• [SOURCE DATA]:
════

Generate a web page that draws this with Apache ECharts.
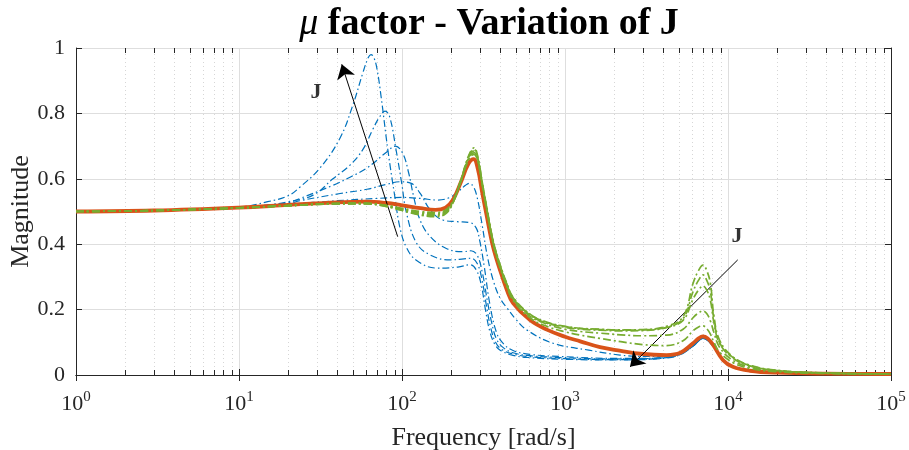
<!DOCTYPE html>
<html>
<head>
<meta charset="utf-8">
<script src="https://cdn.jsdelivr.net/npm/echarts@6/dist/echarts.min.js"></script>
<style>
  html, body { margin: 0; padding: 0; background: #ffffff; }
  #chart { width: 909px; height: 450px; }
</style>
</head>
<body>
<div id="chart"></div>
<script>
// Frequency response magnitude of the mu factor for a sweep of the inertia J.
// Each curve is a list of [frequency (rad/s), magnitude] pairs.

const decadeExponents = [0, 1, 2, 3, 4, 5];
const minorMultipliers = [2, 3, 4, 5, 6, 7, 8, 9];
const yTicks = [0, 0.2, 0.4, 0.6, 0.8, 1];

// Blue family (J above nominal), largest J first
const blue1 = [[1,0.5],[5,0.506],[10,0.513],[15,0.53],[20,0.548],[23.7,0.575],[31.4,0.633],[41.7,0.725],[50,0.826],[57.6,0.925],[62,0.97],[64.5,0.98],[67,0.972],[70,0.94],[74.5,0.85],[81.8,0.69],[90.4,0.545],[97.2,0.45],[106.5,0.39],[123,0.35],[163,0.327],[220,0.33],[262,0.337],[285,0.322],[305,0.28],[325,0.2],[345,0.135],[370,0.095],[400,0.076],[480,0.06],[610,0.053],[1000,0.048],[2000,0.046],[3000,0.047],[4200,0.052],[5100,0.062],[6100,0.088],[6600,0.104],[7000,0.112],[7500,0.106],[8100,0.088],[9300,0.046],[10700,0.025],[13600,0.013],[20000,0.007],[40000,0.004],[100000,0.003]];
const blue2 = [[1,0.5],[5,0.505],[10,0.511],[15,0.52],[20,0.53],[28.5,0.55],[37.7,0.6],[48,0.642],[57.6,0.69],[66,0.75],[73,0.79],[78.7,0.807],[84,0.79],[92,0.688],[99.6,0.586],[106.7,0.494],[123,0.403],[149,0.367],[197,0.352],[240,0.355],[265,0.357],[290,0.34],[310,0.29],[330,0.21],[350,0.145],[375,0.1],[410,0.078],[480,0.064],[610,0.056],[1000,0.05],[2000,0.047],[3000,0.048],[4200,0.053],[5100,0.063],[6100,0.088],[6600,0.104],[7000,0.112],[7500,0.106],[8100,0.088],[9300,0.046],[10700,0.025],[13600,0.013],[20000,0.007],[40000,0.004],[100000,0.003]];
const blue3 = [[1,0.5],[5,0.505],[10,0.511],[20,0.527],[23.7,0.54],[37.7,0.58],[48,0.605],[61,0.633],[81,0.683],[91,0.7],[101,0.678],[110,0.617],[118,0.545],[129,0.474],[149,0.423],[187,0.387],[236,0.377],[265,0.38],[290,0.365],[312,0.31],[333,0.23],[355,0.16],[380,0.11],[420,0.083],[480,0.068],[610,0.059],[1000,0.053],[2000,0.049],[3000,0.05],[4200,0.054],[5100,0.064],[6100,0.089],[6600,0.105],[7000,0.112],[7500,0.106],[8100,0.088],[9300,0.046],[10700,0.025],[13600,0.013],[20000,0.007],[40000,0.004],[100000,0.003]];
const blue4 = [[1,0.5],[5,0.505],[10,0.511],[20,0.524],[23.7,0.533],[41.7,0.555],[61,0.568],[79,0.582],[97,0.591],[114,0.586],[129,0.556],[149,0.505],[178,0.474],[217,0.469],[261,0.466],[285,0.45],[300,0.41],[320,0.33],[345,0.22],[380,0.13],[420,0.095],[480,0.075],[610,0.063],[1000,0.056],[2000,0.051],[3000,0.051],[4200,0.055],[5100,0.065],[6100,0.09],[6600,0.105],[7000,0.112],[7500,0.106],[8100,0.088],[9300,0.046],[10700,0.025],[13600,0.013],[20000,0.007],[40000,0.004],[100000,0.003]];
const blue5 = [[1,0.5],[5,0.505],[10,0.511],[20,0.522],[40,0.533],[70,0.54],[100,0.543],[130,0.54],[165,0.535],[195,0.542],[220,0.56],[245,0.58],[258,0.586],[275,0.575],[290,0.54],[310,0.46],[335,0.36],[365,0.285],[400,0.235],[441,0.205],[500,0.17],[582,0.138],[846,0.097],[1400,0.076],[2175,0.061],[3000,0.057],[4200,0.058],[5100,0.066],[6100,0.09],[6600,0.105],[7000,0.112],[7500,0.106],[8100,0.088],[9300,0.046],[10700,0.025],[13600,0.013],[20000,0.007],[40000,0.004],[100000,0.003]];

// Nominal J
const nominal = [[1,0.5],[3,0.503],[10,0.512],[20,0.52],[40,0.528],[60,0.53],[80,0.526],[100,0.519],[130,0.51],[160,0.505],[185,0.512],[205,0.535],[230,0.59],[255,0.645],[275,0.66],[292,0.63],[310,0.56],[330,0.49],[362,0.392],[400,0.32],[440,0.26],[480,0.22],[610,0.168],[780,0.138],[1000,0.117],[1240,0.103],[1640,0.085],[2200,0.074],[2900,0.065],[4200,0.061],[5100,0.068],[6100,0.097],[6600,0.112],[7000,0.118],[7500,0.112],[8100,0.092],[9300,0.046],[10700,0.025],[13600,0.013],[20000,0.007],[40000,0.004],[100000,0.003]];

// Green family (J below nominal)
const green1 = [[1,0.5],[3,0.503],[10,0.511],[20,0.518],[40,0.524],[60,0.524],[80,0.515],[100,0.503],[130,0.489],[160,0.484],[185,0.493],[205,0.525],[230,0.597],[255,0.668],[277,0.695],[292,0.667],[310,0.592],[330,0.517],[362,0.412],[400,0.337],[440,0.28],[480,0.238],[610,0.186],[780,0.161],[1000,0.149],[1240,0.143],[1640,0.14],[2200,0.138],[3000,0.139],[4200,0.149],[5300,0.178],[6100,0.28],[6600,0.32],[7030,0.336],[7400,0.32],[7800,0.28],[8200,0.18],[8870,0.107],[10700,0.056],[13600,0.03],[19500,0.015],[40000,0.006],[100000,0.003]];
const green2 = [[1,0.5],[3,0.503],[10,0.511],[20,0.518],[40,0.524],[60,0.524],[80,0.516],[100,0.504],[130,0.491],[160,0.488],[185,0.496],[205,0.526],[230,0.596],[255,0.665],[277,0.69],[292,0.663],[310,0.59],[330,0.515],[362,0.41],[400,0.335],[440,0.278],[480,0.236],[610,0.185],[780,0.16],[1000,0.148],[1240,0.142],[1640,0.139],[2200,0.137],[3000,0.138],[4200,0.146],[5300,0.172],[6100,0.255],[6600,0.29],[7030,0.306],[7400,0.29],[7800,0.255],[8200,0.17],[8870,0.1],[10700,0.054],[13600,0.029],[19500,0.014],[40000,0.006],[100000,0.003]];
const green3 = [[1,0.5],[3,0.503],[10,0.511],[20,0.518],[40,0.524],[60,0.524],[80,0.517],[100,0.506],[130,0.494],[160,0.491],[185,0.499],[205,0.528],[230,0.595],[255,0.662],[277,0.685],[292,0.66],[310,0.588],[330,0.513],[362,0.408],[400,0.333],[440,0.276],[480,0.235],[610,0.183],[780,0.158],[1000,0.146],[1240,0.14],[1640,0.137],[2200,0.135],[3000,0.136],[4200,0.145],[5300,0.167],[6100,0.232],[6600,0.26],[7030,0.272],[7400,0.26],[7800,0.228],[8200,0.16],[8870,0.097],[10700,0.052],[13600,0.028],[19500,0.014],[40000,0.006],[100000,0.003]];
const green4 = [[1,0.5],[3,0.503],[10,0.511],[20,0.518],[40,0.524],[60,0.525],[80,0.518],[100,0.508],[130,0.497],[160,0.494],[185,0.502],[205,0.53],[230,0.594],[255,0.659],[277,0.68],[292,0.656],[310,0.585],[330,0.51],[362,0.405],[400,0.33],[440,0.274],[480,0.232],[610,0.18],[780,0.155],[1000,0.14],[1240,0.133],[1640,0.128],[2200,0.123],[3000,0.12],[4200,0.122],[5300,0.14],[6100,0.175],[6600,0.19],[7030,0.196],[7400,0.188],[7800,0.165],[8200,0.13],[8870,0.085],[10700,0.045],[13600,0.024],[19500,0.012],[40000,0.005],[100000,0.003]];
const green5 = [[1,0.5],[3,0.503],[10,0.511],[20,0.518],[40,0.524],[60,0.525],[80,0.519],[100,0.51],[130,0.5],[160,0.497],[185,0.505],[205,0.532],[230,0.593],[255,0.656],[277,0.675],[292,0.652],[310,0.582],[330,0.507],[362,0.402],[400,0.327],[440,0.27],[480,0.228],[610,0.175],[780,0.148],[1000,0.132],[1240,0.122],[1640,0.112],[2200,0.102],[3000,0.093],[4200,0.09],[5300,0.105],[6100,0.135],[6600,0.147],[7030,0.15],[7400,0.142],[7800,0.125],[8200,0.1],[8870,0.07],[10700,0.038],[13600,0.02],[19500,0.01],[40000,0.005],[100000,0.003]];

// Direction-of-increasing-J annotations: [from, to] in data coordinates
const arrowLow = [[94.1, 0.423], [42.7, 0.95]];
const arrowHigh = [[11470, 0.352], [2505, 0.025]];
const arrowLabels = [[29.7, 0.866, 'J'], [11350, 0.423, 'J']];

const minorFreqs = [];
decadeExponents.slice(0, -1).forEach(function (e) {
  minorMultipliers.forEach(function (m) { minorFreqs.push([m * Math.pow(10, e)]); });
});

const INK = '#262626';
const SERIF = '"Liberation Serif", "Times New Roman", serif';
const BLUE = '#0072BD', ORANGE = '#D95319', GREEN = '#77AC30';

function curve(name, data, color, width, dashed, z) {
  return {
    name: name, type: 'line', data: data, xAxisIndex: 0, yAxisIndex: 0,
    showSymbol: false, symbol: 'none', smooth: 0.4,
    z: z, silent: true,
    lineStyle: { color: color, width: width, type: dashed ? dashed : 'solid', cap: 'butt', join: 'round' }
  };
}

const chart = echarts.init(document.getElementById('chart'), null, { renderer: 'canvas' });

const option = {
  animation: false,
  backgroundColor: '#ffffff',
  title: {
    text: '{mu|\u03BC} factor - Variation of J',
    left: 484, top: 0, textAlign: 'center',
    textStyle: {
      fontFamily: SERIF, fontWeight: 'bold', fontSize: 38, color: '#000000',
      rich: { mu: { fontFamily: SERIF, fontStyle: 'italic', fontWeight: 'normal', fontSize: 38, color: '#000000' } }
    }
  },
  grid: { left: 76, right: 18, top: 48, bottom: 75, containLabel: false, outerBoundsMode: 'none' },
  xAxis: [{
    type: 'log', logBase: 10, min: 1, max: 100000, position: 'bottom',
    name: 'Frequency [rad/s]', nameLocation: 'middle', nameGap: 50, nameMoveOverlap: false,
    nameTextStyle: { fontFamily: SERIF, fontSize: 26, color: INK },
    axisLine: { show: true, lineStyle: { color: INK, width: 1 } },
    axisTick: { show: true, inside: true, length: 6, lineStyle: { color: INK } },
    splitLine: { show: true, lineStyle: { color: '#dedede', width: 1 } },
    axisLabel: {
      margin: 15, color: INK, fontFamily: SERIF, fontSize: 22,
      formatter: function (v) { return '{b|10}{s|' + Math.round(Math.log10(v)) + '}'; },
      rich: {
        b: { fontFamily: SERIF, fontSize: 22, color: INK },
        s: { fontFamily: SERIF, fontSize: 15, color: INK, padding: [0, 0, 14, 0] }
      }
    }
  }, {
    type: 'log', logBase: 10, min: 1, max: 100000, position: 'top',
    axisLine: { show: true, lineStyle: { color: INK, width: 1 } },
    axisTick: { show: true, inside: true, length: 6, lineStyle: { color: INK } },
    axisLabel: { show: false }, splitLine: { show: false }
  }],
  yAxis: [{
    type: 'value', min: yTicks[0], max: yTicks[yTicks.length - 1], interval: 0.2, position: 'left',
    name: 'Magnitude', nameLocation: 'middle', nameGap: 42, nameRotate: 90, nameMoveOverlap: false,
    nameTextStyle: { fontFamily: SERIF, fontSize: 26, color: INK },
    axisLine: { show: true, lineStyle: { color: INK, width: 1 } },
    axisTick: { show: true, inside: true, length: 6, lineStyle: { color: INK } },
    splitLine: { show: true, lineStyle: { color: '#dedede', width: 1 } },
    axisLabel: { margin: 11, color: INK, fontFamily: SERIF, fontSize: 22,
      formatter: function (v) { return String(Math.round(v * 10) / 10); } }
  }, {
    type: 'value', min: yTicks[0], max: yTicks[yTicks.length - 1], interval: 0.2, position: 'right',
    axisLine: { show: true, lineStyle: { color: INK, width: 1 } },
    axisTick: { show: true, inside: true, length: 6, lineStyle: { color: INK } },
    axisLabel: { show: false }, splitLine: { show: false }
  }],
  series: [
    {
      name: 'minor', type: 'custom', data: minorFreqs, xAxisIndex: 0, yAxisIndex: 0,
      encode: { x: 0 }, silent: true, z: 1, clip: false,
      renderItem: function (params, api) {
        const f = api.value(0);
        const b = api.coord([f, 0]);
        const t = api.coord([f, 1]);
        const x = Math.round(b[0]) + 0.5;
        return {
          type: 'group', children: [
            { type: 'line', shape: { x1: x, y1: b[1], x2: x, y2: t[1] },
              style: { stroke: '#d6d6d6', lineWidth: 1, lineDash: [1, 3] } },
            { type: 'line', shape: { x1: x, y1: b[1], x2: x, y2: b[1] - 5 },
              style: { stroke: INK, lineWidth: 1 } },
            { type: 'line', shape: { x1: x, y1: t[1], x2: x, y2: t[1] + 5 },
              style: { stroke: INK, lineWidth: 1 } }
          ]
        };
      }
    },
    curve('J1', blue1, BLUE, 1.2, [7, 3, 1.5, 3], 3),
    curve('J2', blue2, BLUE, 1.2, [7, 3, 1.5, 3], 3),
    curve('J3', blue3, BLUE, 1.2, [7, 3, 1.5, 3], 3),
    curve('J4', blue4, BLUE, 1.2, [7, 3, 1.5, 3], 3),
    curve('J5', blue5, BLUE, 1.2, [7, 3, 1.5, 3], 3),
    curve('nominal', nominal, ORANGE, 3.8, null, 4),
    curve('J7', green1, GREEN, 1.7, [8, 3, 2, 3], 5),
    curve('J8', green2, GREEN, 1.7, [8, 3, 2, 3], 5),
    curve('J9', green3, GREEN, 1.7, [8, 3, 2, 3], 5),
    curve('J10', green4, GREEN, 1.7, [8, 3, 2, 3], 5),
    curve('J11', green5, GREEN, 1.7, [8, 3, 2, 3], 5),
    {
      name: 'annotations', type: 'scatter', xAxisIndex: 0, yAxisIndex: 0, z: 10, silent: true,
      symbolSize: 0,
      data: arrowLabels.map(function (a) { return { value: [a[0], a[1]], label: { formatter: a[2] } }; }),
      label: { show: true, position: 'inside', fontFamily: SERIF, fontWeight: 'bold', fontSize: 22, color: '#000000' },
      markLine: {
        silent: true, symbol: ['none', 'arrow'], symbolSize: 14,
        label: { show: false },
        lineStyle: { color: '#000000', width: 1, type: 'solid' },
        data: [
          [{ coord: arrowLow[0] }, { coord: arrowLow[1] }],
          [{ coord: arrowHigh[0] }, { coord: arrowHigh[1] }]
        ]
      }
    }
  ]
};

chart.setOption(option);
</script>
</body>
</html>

════

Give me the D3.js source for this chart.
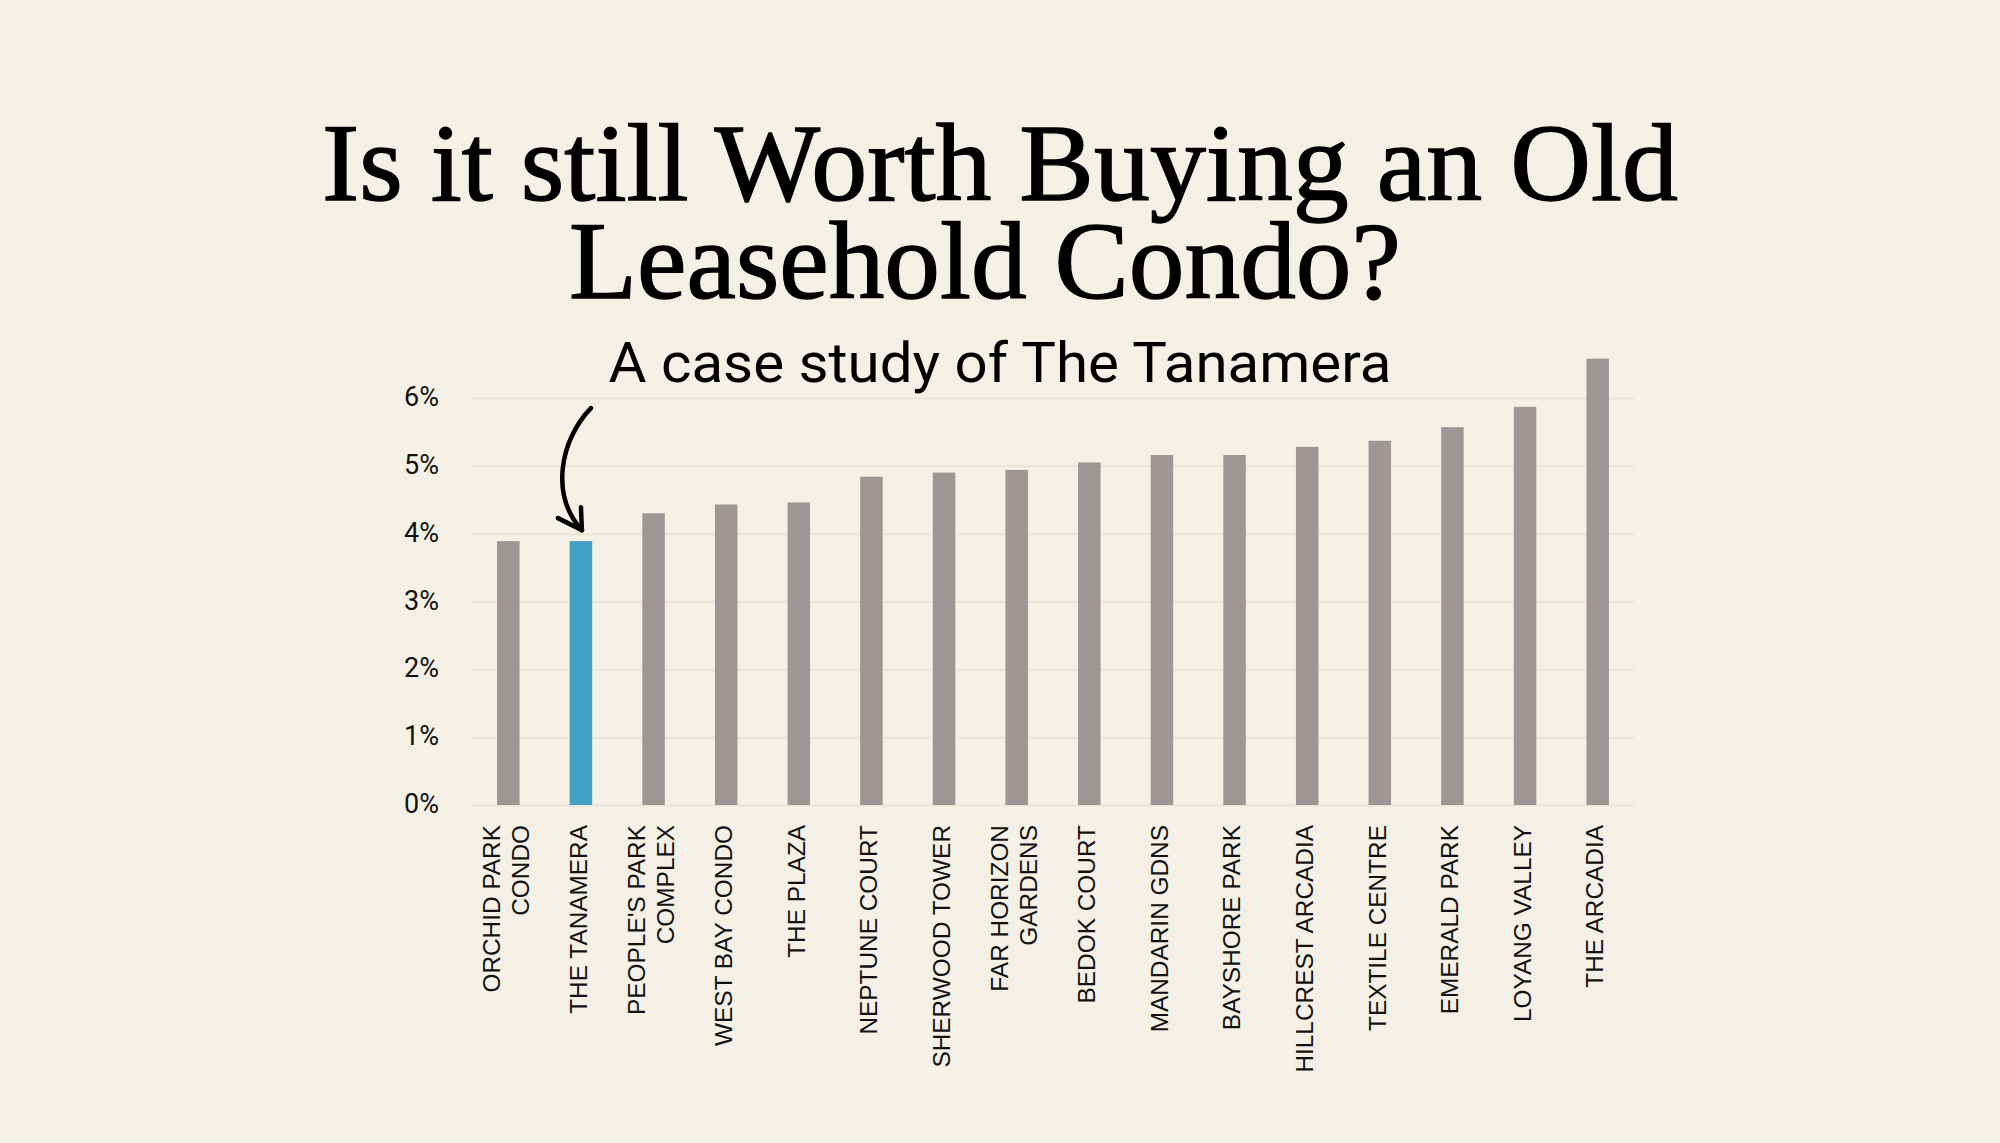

════

• [DIRECTIVE]:
Repeat exactly the stretch of lines that opens with the line containing "Generate a web" and closes with the line containing "(rad/s), magnitude] pairs.". Leave the pictures out, and add nothing.

• [WRITTEN SOLUTION]:
Generate a web page that draws this with Apache ECharts.
<!DOCTYPE html>
<html>
<head>
<meta charset="utf-8">
<script src="https://cdn.jsdelivr.net/npm/echarts@6/dist/echarts.min.js"></script>
<style>
  html, body { margin: 0; padding: 0; background: #ffffff; }
  #chart { width: 909px; height: 450px; }
</style>
</head>
<body>
<div id="chart"></div>
<script>
// Frequency response magnitude of the mu factor for a sweep of the inertia J.
// Each curve is a list of [frequency (rad/s), magnitude] pairs.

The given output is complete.